Somewhere beneath the fairway of the third hole at Slade Valley Golf Course, a prehistoric burial monument lies effectively invisible.

No mound breaks the turf, no marker announces what is underfoot, and yet this ring-barrow, a circular funerary earthwork consisting of a raised central platform ringed by a ditch, known as a fosse, and a low outer bank, holds its ground on the northern edge of Saggart Hill in south County Dublin. The complete absence of any surface expression is not neglect; it is simply what centuries of land use can do to even a reasonably substantial structure.

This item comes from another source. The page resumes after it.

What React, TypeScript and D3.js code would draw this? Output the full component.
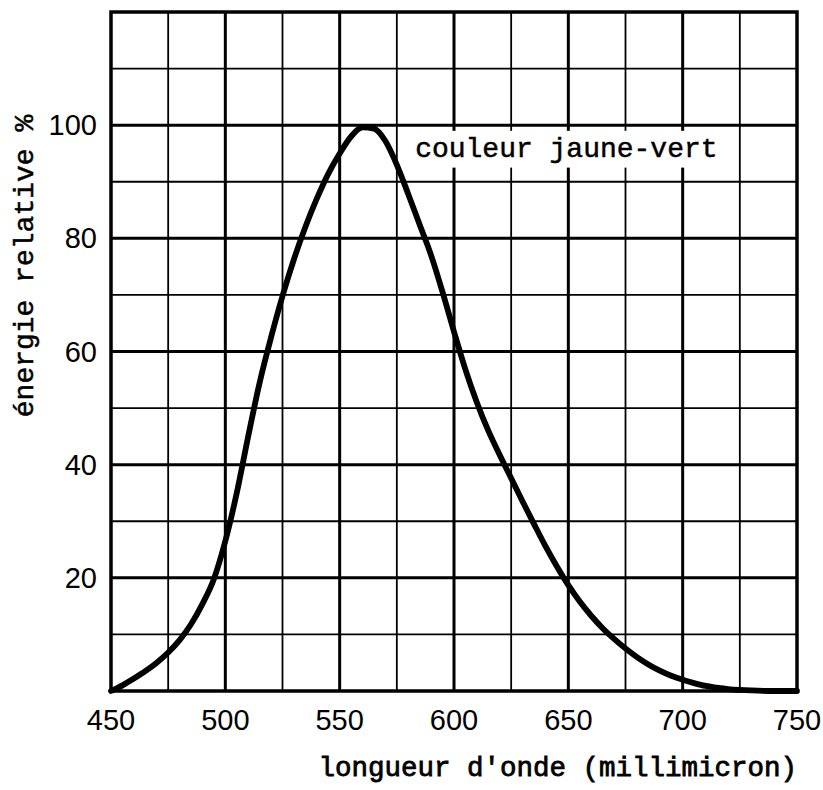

The monument sits at Knockandinny, on the northern extremity of Saggart Hill, in the townland of Crockaunadreenagh. When examined, the platform measured approximately thirty metres in diameter and was found to have been constructed from small stones, a detail recorded by Kilbride-Jones in 1950. Ring-barrows of this type are generally associated with Bronze Age funerary practice, serving as ceremonial or burial enclosures, though their precise function varied. The site was documented more recently by Healy in 1975, who confirmed that nothing remained visible at ground level. Despite this invisibility, the monument carries legal protection under a preservation order, designated as PO no. 154/1940, made under the National Monuments Acts 1930 to 2014, which means that the ground cannot be disturbed regardless of what sits on top of it.

For anyone curious enough to seek it out, Slade Valley Golf Course lies to the south-west of Dublin city, accessible via Brittas or the R405. The monument's location around the third hole is approximate in practical terms, since there is genuinely nothing to see at the surface. What makes a visit worthwhile is less the monument itself and more the broader landscape context, the northern slope of Saggart Hill affording views across a terrain that retains its prehistoric significance even when that significance is buried. The records were compiled by Geraldine Stout and Padraig Clancy, whose work on the Dublin monuments database has brought sites like this one into at least documentary visibility, even when the ground itself offers nothing to the eye.